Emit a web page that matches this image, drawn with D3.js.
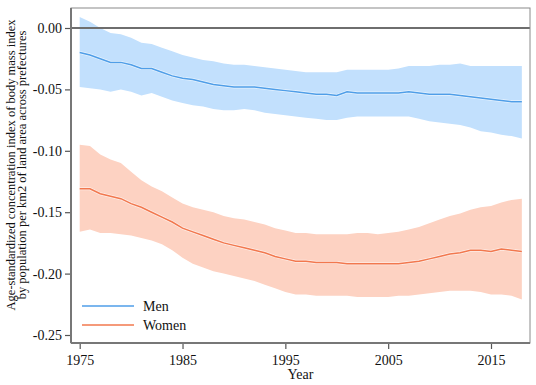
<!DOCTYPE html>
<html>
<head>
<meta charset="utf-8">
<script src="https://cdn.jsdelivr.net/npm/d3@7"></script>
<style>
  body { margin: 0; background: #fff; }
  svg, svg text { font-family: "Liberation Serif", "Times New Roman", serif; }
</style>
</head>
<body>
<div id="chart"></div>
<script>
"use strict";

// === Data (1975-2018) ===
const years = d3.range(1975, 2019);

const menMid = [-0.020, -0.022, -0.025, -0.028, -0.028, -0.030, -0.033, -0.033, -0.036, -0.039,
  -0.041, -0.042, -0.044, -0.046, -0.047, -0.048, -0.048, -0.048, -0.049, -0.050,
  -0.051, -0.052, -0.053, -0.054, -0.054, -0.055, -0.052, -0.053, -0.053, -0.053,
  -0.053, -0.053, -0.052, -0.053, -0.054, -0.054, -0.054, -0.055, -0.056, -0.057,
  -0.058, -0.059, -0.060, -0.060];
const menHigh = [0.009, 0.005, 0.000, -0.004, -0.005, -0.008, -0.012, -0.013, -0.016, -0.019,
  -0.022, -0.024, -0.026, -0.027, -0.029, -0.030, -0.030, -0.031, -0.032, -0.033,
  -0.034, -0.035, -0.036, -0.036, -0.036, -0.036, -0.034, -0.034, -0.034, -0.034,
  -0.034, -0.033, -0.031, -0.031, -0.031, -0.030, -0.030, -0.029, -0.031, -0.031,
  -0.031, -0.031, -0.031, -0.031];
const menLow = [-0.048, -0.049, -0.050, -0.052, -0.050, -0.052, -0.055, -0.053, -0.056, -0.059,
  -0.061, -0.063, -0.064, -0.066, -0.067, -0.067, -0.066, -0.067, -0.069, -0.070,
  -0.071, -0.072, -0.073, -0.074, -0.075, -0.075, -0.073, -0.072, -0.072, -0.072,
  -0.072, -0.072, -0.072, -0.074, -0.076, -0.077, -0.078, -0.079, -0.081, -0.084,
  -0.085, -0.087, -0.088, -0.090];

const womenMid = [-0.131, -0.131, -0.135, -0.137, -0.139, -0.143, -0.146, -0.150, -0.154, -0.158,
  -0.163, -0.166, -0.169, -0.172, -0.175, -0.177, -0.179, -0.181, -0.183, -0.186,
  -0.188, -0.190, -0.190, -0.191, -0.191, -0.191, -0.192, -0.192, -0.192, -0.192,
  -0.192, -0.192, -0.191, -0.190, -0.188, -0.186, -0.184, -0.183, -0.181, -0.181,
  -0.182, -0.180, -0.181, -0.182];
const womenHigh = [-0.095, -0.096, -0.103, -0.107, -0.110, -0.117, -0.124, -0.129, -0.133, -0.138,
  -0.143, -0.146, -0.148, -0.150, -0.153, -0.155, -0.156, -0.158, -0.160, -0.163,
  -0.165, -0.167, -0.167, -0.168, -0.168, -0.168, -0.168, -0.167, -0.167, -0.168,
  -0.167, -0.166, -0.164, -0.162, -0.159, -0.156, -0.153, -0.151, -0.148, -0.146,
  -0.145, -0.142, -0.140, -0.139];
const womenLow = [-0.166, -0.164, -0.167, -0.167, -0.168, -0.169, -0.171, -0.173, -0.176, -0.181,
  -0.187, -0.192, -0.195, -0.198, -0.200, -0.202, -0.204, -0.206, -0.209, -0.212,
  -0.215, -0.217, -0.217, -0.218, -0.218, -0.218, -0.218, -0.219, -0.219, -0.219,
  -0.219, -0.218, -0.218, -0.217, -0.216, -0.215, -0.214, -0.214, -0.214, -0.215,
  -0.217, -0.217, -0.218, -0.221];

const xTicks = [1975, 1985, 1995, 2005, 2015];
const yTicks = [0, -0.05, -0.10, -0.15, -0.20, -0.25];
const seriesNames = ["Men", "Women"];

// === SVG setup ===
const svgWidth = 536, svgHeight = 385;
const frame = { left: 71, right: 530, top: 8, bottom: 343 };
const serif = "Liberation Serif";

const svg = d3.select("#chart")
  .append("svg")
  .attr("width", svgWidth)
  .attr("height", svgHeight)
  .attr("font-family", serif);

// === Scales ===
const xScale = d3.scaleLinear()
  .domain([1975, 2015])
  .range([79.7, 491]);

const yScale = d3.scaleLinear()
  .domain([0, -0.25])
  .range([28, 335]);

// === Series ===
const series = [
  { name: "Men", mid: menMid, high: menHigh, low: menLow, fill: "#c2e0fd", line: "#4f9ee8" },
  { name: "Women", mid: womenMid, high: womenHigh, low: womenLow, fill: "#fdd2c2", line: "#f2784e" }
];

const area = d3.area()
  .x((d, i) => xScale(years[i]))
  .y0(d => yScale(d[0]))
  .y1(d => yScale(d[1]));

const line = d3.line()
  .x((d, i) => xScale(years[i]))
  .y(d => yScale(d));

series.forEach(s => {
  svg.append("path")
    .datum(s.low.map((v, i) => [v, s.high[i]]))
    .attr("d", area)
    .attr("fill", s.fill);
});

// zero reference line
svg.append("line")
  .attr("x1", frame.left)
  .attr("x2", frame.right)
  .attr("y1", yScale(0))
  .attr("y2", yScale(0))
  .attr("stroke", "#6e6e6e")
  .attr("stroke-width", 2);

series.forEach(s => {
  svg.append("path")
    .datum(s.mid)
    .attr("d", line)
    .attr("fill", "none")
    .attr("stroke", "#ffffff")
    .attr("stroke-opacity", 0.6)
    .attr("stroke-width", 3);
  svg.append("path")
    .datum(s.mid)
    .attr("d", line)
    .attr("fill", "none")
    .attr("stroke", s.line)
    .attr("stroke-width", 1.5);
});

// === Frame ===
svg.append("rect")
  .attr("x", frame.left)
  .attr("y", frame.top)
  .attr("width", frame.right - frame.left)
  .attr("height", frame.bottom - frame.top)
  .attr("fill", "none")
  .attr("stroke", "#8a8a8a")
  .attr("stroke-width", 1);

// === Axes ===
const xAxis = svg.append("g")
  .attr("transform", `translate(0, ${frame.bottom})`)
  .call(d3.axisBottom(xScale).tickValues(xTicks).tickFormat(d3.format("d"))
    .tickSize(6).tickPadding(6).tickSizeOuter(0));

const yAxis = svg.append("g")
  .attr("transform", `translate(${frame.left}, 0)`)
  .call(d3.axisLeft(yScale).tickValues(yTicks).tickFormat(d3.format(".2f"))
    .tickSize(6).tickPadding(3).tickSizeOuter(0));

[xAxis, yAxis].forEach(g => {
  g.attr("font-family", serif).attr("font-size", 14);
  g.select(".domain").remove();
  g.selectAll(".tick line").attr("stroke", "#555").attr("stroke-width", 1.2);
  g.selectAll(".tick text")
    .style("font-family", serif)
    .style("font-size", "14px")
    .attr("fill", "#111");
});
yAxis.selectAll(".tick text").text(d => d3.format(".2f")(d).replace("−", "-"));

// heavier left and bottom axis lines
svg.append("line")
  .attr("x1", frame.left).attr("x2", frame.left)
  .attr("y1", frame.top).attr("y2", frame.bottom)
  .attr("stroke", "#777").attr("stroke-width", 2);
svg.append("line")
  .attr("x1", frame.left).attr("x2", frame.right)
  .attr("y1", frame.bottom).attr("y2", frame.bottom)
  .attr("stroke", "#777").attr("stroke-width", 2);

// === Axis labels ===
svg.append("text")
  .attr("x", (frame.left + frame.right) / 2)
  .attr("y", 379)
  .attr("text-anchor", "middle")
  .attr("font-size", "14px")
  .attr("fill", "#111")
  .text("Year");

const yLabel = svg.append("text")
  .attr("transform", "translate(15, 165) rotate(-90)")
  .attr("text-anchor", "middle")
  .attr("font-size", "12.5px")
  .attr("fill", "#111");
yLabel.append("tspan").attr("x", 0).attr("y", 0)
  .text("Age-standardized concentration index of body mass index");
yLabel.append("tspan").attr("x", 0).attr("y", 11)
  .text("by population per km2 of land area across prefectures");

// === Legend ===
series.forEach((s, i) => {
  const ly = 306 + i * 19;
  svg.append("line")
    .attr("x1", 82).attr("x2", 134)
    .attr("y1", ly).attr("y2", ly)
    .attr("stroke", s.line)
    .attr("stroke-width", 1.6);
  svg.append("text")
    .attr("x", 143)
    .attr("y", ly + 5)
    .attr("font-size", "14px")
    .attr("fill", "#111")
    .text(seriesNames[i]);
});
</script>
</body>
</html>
- - - - -
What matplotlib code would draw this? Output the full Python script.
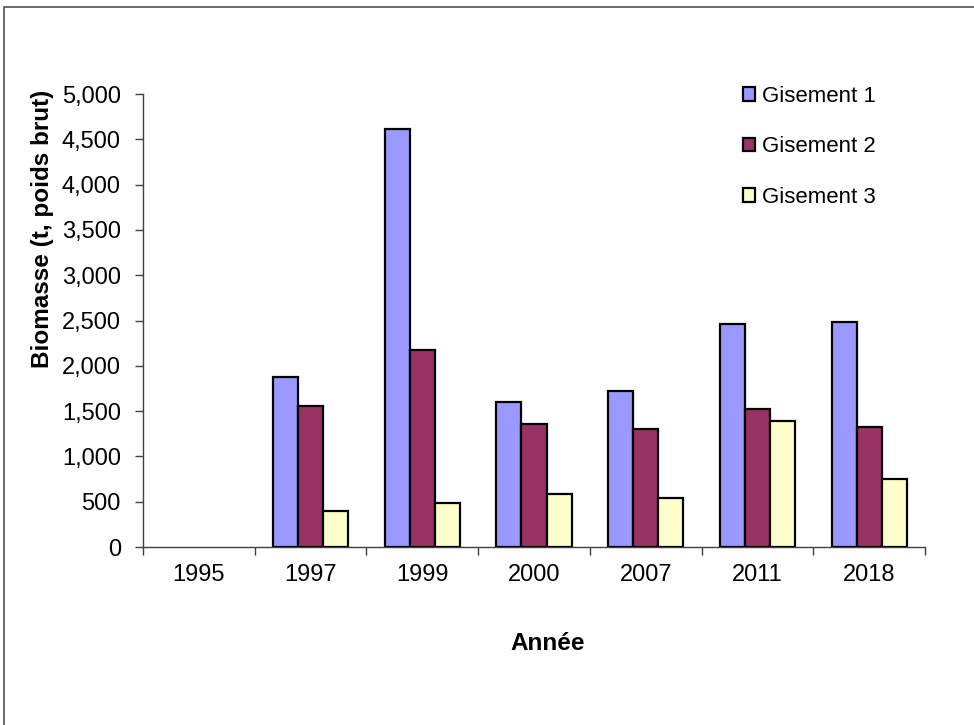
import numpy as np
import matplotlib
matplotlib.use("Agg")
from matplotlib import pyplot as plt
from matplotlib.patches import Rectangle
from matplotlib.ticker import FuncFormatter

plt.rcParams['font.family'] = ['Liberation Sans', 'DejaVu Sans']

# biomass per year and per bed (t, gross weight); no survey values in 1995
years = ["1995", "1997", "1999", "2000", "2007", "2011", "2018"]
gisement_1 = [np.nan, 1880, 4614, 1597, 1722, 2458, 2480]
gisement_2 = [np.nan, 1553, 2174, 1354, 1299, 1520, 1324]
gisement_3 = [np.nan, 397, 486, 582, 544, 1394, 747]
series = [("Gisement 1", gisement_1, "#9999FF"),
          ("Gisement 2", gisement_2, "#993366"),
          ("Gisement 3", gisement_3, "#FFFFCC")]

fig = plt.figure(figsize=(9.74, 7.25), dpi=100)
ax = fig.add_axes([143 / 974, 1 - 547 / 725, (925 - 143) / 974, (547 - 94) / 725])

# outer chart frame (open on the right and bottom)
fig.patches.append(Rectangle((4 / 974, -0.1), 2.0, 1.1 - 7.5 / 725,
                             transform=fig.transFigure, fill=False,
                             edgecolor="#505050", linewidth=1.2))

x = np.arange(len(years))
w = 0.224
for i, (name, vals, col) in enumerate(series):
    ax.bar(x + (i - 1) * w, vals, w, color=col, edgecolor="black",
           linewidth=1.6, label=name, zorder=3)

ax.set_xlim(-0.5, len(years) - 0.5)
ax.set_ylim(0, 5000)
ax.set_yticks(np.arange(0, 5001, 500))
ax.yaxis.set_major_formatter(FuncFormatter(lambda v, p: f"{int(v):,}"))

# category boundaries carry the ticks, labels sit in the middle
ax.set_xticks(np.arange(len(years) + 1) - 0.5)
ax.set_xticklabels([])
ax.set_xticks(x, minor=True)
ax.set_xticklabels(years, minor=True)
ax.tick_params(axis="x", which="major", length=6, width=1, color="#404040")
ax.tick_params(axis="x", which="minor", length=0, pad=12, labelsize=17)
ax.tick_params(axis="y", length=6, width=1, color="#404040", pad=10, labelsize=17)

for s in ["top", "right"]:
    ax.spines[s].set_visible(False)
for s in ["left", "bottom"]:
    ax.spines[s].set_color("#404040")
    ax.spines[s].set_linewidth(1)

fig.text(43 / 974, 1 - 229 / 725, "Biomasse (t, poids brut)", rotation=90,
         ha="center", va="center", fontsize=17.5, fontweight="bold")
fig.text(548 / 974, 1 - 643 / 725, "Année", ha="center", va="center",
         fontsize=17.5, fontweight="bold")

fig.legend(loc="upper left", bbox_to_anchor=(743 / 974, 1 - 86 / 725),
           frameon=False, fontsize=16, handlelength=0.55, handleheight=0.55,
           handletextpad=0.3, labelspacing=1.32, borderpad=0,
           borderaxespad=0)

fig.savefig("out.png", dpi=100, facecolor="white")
- - - - -
■ Your objective
Which lines include the word "script"? List them all.

■ Finished answer
<script src="https://cdn.jsdelivr.net/npm/d3@7"></script>
<script>
</script>
What matplotlib code would draw this? Output the full Python script.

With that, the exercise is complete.